The product, in plain terms
Coinbase's offering, as described in the company's 16 June communications, is a token issued on a public blockchain that represents a claim on a single share held by a custodian. The token tracks the underlying stock; when the share pays a dividend, the holder of the token receives an equivalent payment in a stablecoin or other crypto asset. Tokens are transferable, meaning a user can move them to a self-custody wallet, into a decentralised finance protocol, or to another exchange that supports the standard.
This is structurally distinct from a synthetic or a derivative. A synthetic replicates price exposure through a swap or a contract for difference; a tokenized share is, in theory, the share. Coinbase's claim that the tokens are 1:1 backed is the load-bearing assertion. If the custodian fails, the chain of title fails with it.

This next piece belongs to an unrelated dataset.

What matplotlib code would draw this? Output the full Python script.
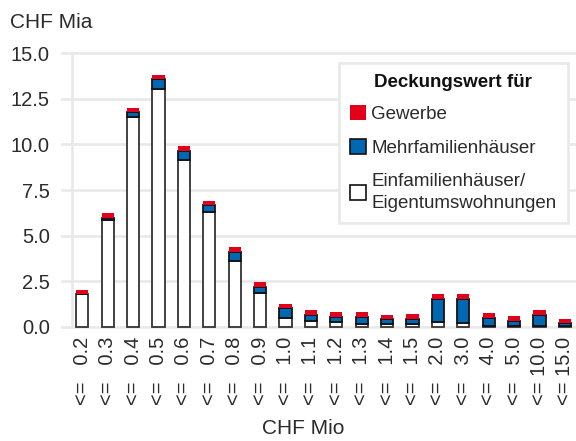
import matplotlib
matplotlib.use("Agg")
import matplotlib.pyplot as plt
from matplotlib.patches import Patch
import numpy as np

categories = ["0.2", "0.3", "0.4", "0.5", "0.6", "0.7", "0.8", "0.9", "1.0", "1.1",
              "1.2", "1.3", "1.4", "1.5", "2.0", "3.0", "4.0", "5.0", "10.0", "15.0"]
efh = [1.80, 5.86, 11.49, 13.05, 9.15, 6.28, 3.61, 1.83, 0.46, 0.31,
       0.26, 0.17, 0.17, 0.15, 0.28, 0.18, 0.02, 0.02, 0.02, 0.02]
mfh = [0.00, 0.12, 0.29, 0.53, 0.51, 0.42, 0.51, 0.37, 0.55, 0.33,
       0.26, 0.35, 0.23, 0.27, 1.26, 1.36, 0.47, 0.29, 0.62, 0.18]
gew = [0.21, 0.24, 0.23, 0.22, 0.26, 0.22, 0.24, 0.24, 0.24, 0.28,
       0.27, 0.27, 0.26, 0.26, 0.25, 0.25, 0.26, 0.26, 0.26, 0.24]

series_labels = ["Gewerbe", "Mehrfamilienhäuser", "Einfamilienhäuser/\nEigentumswohnungen"]
legend_title = "Deckungswert für"
yticks = [0.0, 2.5, 5.0, 7.5, 10.0, 12.5, 15.0]

RED = "#e2001a"
BLUE = "#0068b3"
TXT = "#2b2b2b"
GRID = "#e8e8e8"

plt.rcParams["font.family"] = ["Liberation Sans", "DejaVu Sans"]

fig = plt.figure(figsize=(5.76, 4.41), dpi=100)
W, H = 576, 441
x0, x1 = 61, 576
ytop, ybot = 51.5, 328.5
ax = fig.add_axes([x0 / W, (H - ybot) / H, (x1 - x0) / W, (ybot - ytop) / H])

x = np.arange(len(categories))
efh_a = np.array(efh)
mfh_a = np.array(mfh)
gew_a = np.array(gew)
bw = 0.48

ax.bar(x, efh_a, bw, color="white", edgecolor="#333333", linewidth=1.3, zorder=3)
ax.bar(x, mfh_a, bw, bottom=efh_a, color=BLUE, edgecolor="#111111", linewidth=1.3, zorder=3)
ax.bar(x, gew_a, bw, bottom=efh_a + mfh_a, color=RED, edgecolor="none", linewidth=0, zorder=4)

ax.set_xlim(-0.84, 19.44)
ax.set_ylim(-0.1, 15.1)
ax.set_yticks(yticks)
ax.set_yticklabels([f"{v:.1f}" for v in yticks])
ax.yaxis.grid(True, color=GRID, linewidth=1.8, zorder=0)
ax.axvline(-0.42, ymin=0, ymax=(15 + 0.1) / 15.2, color=GRID, linewidth=1.8, zorder=1)
for s in ax.spines.values():
    s.set_visible(False)

xlabels = []
for c in categories:
    pad = " " * (1 + 2 * (4 - len(c)))
    xlabels.append("<=" + pad + c)
ax.set_xticks(x)
ax.set_xticklabels(xlabels, rotation=90, va="top", ha="center")
ax.tick_params(axis="both", length=0, labelsize=14.5, colors=TXT)
ax.tick_params(axis="y", pad=8)
ax.tick_params(axis="x", pad=6)

fig.text(10 / W, (H - 28) / H, "CHF Mia", fontsize=15, color=TXT, va="baseline", ha="left")
fig.text(303 / W, (H - 429) / H, "CHF Mio", fontsize=15, color=TXT, va="center", ha="center")

handles = [
    Patch(facecolor=RED, edgecolor="none"),
    Patch(facecolor=BLUE, edgecolor="#111111", linewidth=1.2),
    Patch(facecolor="white", edgecolor="#111111", linewidth=1.2),
]
leg = ax.legend(handles, series_labels, title=legend_title, loc="upper right",
                bbox_to_anchor=((568 - x0) / (x1 - x0), 1 - (63 - ytop) / (ybot - ytop)),
                fontsize=13.5, title_fontproperties={"weight": "bold", "size": 13.5},
                frameon=True, fancybox=False, framealpha=1, edgecolor=GRID,
                handlelength=0.85, handleheight=0.85, handletextpad=0.3,
                borderpad=0.6, labelspacing=0.85, borderaxespad=0)
leg.get_frame().set_linewidth(1.8)
for t in leg.get_texts():
    t.set_color(TXT)
    t.set_linespacing(1.35)
leg.get_title().set_color("#111111")
leg._legend_box.sep = 10
leg.set_zorder(10)

fig.savefig("out.png", dpi=100)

The market Coinbase is entering is not empty. The aggregator dashboard Tokenized Stocks tracks several private-market products — backed equity tokens issued by smaller fintechs and crypto brokerages — and the leading platforms have, until now, operated outside the US perimeter. By launching a US-facing product, Coinbase is signalling that it believes the legal floor is high enough to walk on, and that the first firm to walk on it cleanly will own the category.
Why this is harder than it looks
Equity settlement in the United States runs through the Depository Trust & Clearing Corporation, a utility chartered in 1933 specifically to prevent the kind of mismatched, lost, and forged share certificates that had plagued the previous century. The DTCC does not speak blockchain. It speaks a private, member-owned ledger of book-entry positions, and the regulations layered on top — Regulation SHO, the Uniform Securities Act, the SEC's recordkeeping and transfer-agent rules — were drafted on the assumption that "a share" is a row in a database at a transfer agent, not a string of alphanumeric characters in a wallet.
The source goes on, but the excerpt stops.